Chronic Medical Conditions and Risk of Sepsis


Chronic Medical Conditions and Risk of Sepsis

Henry E Wang et al. PLoS One.


Background: We sought to determine the associations between baseline chronic medical conditions and future risk of sepsis.

Methods: Longitudinal cohort study using the 30,239 community-dwelling participants of the REGARDS cohort. We determined associations between baseline chronic medical conditions and incident sepsis episodes, defined as hospitalization for an infection with the presence of infection plus two or more systemic inflammatory response syndrome criteria.

Results: Over the mean observation time of 4.6 years (February 5, 2003 through October 14, 2011), there were 975 incident cases of sepsis. Incident sepsis episodes were associated with older age (p<0.001), white race (HR 1.39; 95% CI: 1.22-1.59), lower education (p<0.001) and income (p<0.001), tobacco use (p<0.001), and alcohol use (p = 0.02). Incident sepsis episodes were associated with baseline chronic lung disease (adjusted HR 2.43; 95% CI: 2.05-2.86), peripheral artery disease (2.16; 1.58-2.95), chronic kidney disease (1.99; 1.73-2.29), myocardial infarction 1.79 (1.49-2.15), diabetes 1.78 (1.53-2.07), stroke 1.67 (1.34-2.07), deep vein thrombosis 1.63 (1.29-2.06), coronary artery disease 1.61 (1.38-1.87), hypertension 1.49 (1.29-1.74), atrial fibrillation 1.48 (1.21-1.81) and dyslipidemia 1.16 (1.01-1.34). Sepsis risk increased with the number of chronic medical conditions (p<0.001).
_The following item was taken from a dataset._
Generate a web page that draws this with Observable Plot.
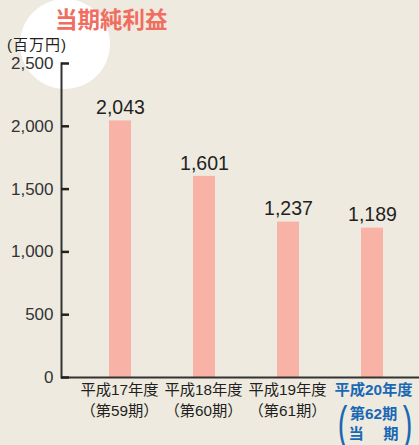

Conclusions: Individuals with chronic medical conditions are at increased risk of future sepsis events.

Conflict of interest statement

Competing Interests: The authors have declared that no competing interests exist.


Figure 1
Figure 1. Adjusted risk of incident sepsis versus number of chronic medical conditions.
Total of 975 incident sepsis events among 30,239 participants in the REGARDS cohort. Chronic medical conditions included hypertension, diabetes, dyslipidemia, coronary artery disease, atrial fibrillation, myocardial infarction, stroke, deep vein thrombosis, peripheral artery disease, chronic kidney disease and chronic lung disease. Hazard ratios adjusted for age, sex, race, education, income, geographic region, smoking status and alcohol use. P-value for test of trend <0.001.